From the start, it was clear the velocity of the flood waters was stronger than Mozambique's capacity to respond to the crisis. President Joaquim Chissano has spent the past week issuing appeals for international assistance.

"We don't have helicopters," Mr. Chissano told reporters. "We have no portable bridges. We don't have enough boats, no planes, no [trucks]."

South Africa, with one of the most modern military forces on the continent, first sent five helicopters when the torrential rains hit Mozambique weeks ago. But, when the Limpopo River burst its banks and thousands of people scurried up trees early Sunday, the government was reluctant to send in reinforcements.

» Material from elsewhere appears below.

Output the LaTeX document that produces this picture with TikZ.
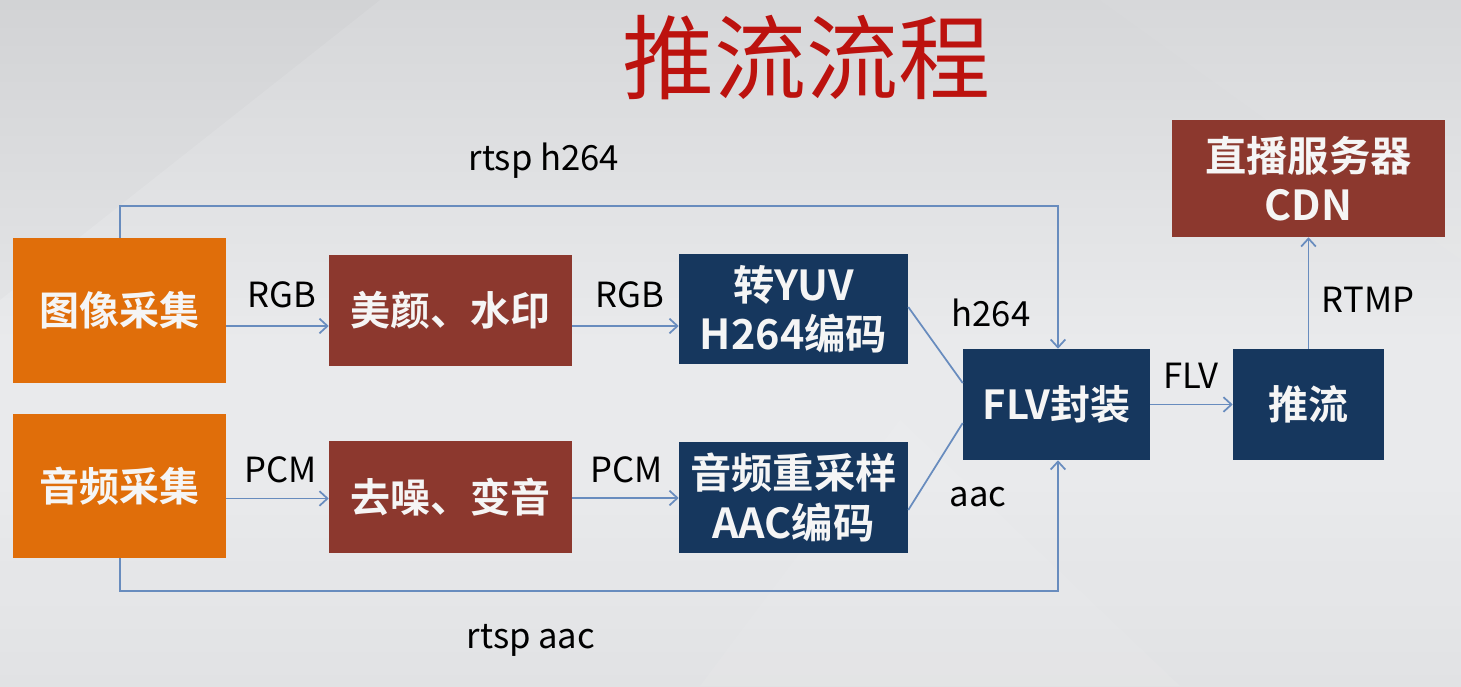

"We are not a very big nation, you know," said South African Defense Minister Mosiuoa Lekota, hustling to get on a plane at Maputo airport after meeting with Mozambican officials who asked for more help. "We are poor, actually."

Furthermore, he said the logistics of controlling air traffic and supplying fuel made it impossible to bring more choppers into the devastated region of Chokwe. Aid groups were outraged.

"We can't write off the lives of thousands of people by saying: 'sorry, logistically this is just too difficult,' " fumes Michelle Quintaglie of the World Food Program. "It may mean we have to base out of other areas of the country."

South Africa released another two choppers only when the WFP pledged to pay $2.8 million in fuel to keep all seven aircraft flying for 15 days.

Zimbabwe has been criticized for failing to send help because it's busy fighting a civil war in the Democratic Republic of Congo. The dearth of rescue helicopters has led to soul-searching among the foreign media who compete for a chance to ride with military rescue crews. The space they consume could mean less space for a survivor.

TV networks, which have hired private choppers to cover the flood story, find their cameramen flying over stranded peasants. Some stretch out their hands in anticipation of rescue - only to realize that the aircraft is there to take film footage, not to save them.

"This is just horrible," one British TV journalist says, standing on the tarmac at the Maputo airport as he surveys the line of private choppers. "We are scum."

But Ms. Quintaglie and others argue that the stories and pictures of desperate people clinging to trees is precisely what was needed to provoke a political response overseas. "The media are helping. We see a direct correlation between the aid and the media coverage." She also notes that the small choppers used by media are not capable of conducting dangerous, precision maneuvers involved in a rescue. Lt. Col. Jaco Klopper explains that some peasants managed to build platforms in the trees and drag up cherished belongings - "chickens, goats, TVs, pots and pans."

"All that stuff goes flying into the sky" when a chopper lowers itself toward the survivors. "If a piece of metal hits the helicopter blades, that's it. The aircraft is in the water."

The danger is precisely what makes men like Major Katke unsung heroes of the crisis. He saved more than 800 lives in a single mission this week. "It makes your heart warm," he says. "But I am not a hero. It is my job."